What makes you say that? Intel, for instance, has IIRC a high 'burst' bandwidth and lower sustained bandwidth for L1. What's improper about discussing it in those terms?`

Tuna-Fish · on Nov 9, 2022

Are you considering just clock speed? The "bandwidth" of L1 is just how fast the load/store units can operate on it, and they do the same amount of work per clock regardless of conditions.

moonchild · on Nov 9, 2022

I am not talking about clock speed, no. I am all but certain I read somewhere that (intel) l1 caches have a sustained throughput which is somewhat slower than their peak throughput, and falls behind the load/store pipes. This could be explained by some queue not being large enough. Can't find the reference now, though.

menaerus · on Nov 10, 2022

What you might be talking about are the effects of load- and store-buffers. These are essentially FIFO queues which are sitting between the core and the cache-hierarchy, and consequently the main memory.

For example, if you want to store a data, this data will first go into a store-buffer and core at this moment is basically done. This operation can go only up to 64 bytes per single cycle per single ALU port. Skylake had only one such port (Store Data) whereas Sunny Cove upgraded to having two such ports. In practice this means, provided that you have at least two store uOps in the CPU uOps pipeline (which maxes out at 4-5 uOps per cycle), Sunny Cove could double the bandwidth because it could store 128 bytes into a store buffer per each cycle. Buffering in general and regardless of the uarch is helping to hide the memory subsystem latencies. And I guess these could be the "bursts" that you might have read about.

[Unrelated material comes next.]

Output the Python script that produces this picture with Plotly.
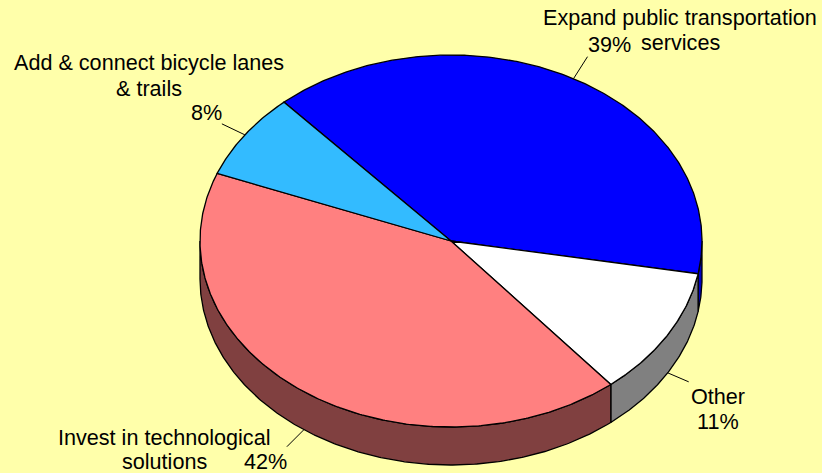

End of game to hiding the latencies though is when your code demands that the data you want to store must be immediately visible to other cores. In that case you have to flush the store-buffer which, along with the pipeline flush due to branch misprediction, is one of the most expensive operations you can do in x86-64.

moonchild · on Nov 11, 2022

I don't see the significance. That would not explain a burst bandwidth being greater than sustained bandwidth.

BTW, I'm pretty sure in sunny cove they just went from 1x 64-byte store port to 2x 32-byte store ports, so the actual bandwidth did not increase for vectorised code.